>> start
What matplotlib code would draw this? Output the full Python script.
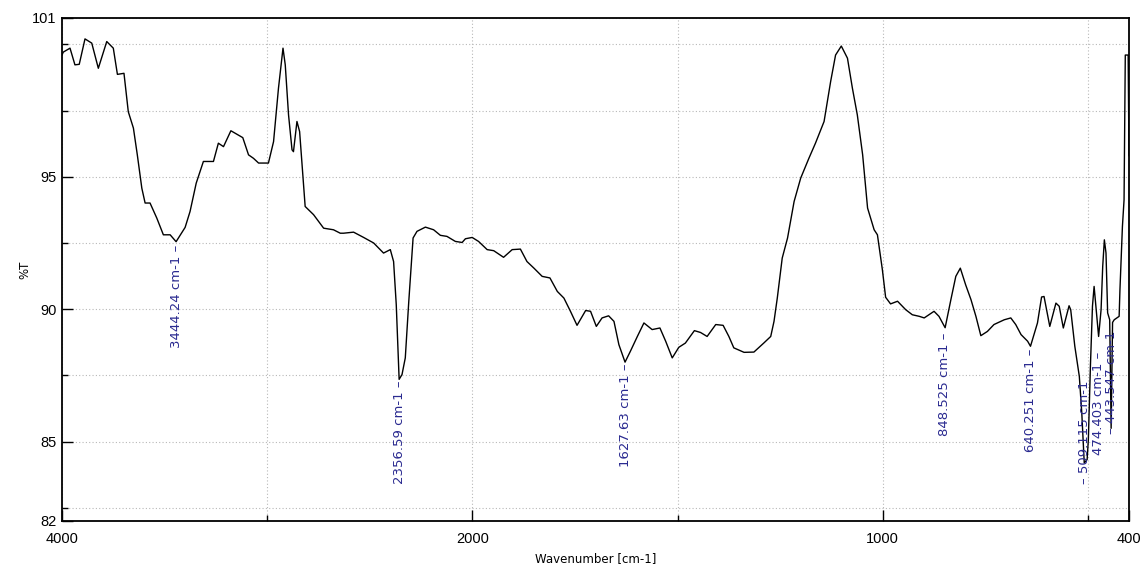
import numpy as np
import matplotlib
matplotlib.use("Agg")
import matplotlib.pyplot as plt
from matplotlib.ticker import FixedLocator, NullFormatter

# ---- spectrum (wavenumber in cm-1, %T) ----
wavenumber = [4000, 3994, 3961, 3937, 3916, 3888, 3855, 3823, 3782, 3750, 3730, 3698,
              3677, 3652, 3633, 3611, 3595, 3571, 3538, 3506, 3473, 3444, 3400, 3376,
              3346, 3311, 3262, 3238, 3213, 3177, 3119, 3091, 3067, 3042, 2994, 2969,
              2945, 2923, 2912, 2896, 2879, 2872, 2855, 2842, 2815, 2774, 2725, 2677,
              2644, 2628, 2579, 2530, 2481, 2433, 2400, 2384, 2371, 2357, 2343, 2327,
              2310, 2289, 2270, 2229, 2189, 2156, 2124, 2083, 2050, 2034, 2001, 1985,
              1964, 1948, 1924, 1903, 1883, 1867, 1850, 1830, 1811, 1793, 1777, 1761,
              1745, 1724, 1712, 1698, 1684, 1668, 1655, 1643, 1628, 1615, 1598, 1582,
              1562, 1543, 1529, 1513, 1497, 1481, 1459, 1444, 1428, 1407, 1389, 1375,
              1363, 1338, 1314, 1290, 1273, 1265, 1257, 1245, 1232, 1216, 1200, 1180,
              1164, 1143, 1127, 1115, 1101, 1086, 1074, 1062, 1049, 1037, 1021, 1013,
              1001, 993, 981, 964, 944, 928, 911, 899, 875, 863, 848, 834,
              822, 811, 798, 785, 773, 761, 745, 729, 704, 688, 676, 663,
              647, 640, 623, 613, 607, 593, 578, 570, 560, 546, 542, 532,
              521, 515, 509, 502, 499, 494, 489, 485, 480, 474, 468, 464,
              460, 456, 452, 447, 443.5, 440, 436, 424, 422, 416, 412, 409,
              402, 400]
transmittance = [99.6, 99.71, 99.86, 99.23, 99.25, 100.21, 100.05, 99.10, 100.11, 99.86, 98.87, 98.91,
                 97.46, 96.84, 95.83, 94.57, 94.01, 94.01, 93.44, 92.81, 92.81, 92.55, 93.09, 93.69,
                 94.76, 95.58, 95.58, 96.27, 96.14, 96.74, 96.48, 95.83, 95.70, 95.52, 95.52, 96.33,
                 98.35, 99.86, 99.23, 97.34, 96.02, 95.95, 97.09, 96.71, 93.88, 93.57, 93.06, 93.0,
                 92.87, 92.87, 92.91, 92.71, 92.50, 92.12, 92.25, 91.80, 90.17, 87.35, 87.53, 88.16,
                 90.29, 92.69, 92.94, 93.10, 93.0, 92.79, 92.75, 92.56, 92.52, 92.66, 92.71, 92.56,
                 92.25, 92.21, 91.96, 92.25, 92.27, 91.80, 91.55, 91.24, 91.18, 90.67, 90.42, 89.92,
                 89.39, 89.95, 89.92, 89.35, 89.67, 89.75, 89.54, 88.66, 88.0, 88.41, 88.97, 89.48,
                 89.23, 89.29, 88.79, 88.16, 88.56, 88.72, 89.19, 89.12, 88.97, 89.42, 89.39, 88.97,
                 88.54, 88.37, 88.38, 88.72, 88.97, 89.54, 90.42, 91.93, 92.69, 94.07, 94.95, 95.70,
                 96.27, 97.09, 98.60, 99.60, 99.94, 99.48, 98.35, 97.34, 95.83, 93.82, 93.0, 92.81,
                 91.5, 90.45, 90.2, 90.3, 89.98, 89.79, 89.73, 89.67, 89.92, 89.73, 89.3, 90.36,
                 91.24, 91.55, 90.92, 90.36, 89.73, 89.0, 89.16, 89.42, 89.60, 89.67, 89.42, 89.04,
                 88.79, 88.6, 89.48, 90.46, 90.48, 89.35, 90.23, 90.11, 89.29, 90.13, 89.98, 88.60,
                 87.46, 86.08, 84.19, 84.32, 85.08, 87.84, 90.11, 90.86, 89.98, 88.97, 89.98, 91.62,
                 92.62, 92.12, 89.86, 89.6, 85.5, 89.5, 89.6, 89.73, 90.74, 93.12, 94.13, 99.6,
                 99.6, 95.8]

# peak picks: position, label text, where the label starts, below/above
peak_pos = [3444.24, 2356.59, 1627.63, 848.525, 640.251, 509.115, 474.403, 443.547]
peak_text = ["3444.24 cm-1", "2356.59 cm-1", "1627.63 cm-1", "848.525 cm-1",
             "640.251 cm-1", "509.115 cm-1", "474.403 cm-1", "443.547 cm-1"]
peak_anchor = [92.45, 87.3, 87.95, 89.1, 88.5, 83.4, 88.4, 85.3]
peak_below = [True, True, True, True, True, False, True, False]

x_major = [4000, 2000, 1000, 400]
x_minor = [3000, 1500, 500]
y_major = [101, 95, 90, 85, 82]
y_minor = [100, 97.5, 92.5, 87.5, 82.5]


# IR convention: above 2000 cm-1 the axis is compressed by 2
def fwd(w):
    w = np.asarray(w, dtype=float)
    return np.where(w > 2000, 2000 + (w - 2000) / 2.0, w)


def inv(u):
    u = np.asarray(u, dtype=float)
    return np.where(u > 2000, 2000 + (u - 2000) * 2.0, u)


fig = plt.figure(figsize=(11.42, 5.69), dpi=100)
ax = fig.add_axes([0.0543, 0.0844, 0.9343, 0.884])
ax.set_xscale("function", functions=(fwd, inv))

ax.plot(wavenumber, transmittance, color="black", lw=1.0)

ax.set_xlim(4000, 400)
ax.set_ylim(82, 101)

ax.xaxis.set_major_locator(FixedLocator(x_major))
ax.xaxis.set_minor_locator(FixedLocator(x_minor))
ax.xaxis.set_minor_formatter(NullFormatter())
ax.set_xticklabels([str(v) for v in x_major])
ax.yaxis.set_major_locator(FixedLocator(y_major))
ax.yaxis.set_minor_locator(FixedLocator(y_minor))
ax.yaxis.set_minor_formatter(NullFormatter())
ax.set_yticklabels([str(v) for v in y_major])

ax.grid(True, which="both", color="#b8b8b8", lw=0.8, ls=(0, (1, 2)))
ax.tick_params(which="both", direction="in", color="black", width=1.0)
ax.tick_params(which="major", length=8, labelsize=10.5)
ax.tick_params(axis="x", which="major", pad=8)
ax.tick_params(axis="y", which="major", pad=4)
ax.tick_params(which="minor", length=4)
for lab in ax.get_xticklabels() + ax.get_yticklabels():
    lab.set_fontfamily("Liberation Sans")
for s in ax.spines.values():
    s.set_linewidth(1.3)

ax.set_xlabel("Wavenumber [cm-1]", fontsize=8.5)
ax.xaxis.set_label_coords(0.5, -0.062)
ax.set_ylabel("%T", fontsize=8.5)
ax.yaxis.set_label_coords(-0.029, 0.5)

for pos, txt, anc, below in zip(peak_pos, peak_text, peak_anchor, peak_below):
    if below:
        ax.text(pos, anc, txt + " \u2013", rotation=90, ha="center", va="top",
                color="#2a2a90", fontsize=9.5)
    else:
        ax.text(pos, anc, "\u2013 " + txt, rotation=90, ha="center", va="bottom",
                color="#2a2a90", fontsize=9.5)

fig.savefig("out.png", dpi=100)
>> end
What is expected | Your task is to restate word for word the lines from the top of the data to the line containing "from matplotlib.ticker import", both ends included, with every picture left out.

Written answer |
What matplotlib code would draw this? Output the full Python script.
import numpy as np
import matplotlib
matplotlib.use("Agg")
import matplotlib.pyplot as plt
from matplotlib.ticker import FixedLocator, NullFormatter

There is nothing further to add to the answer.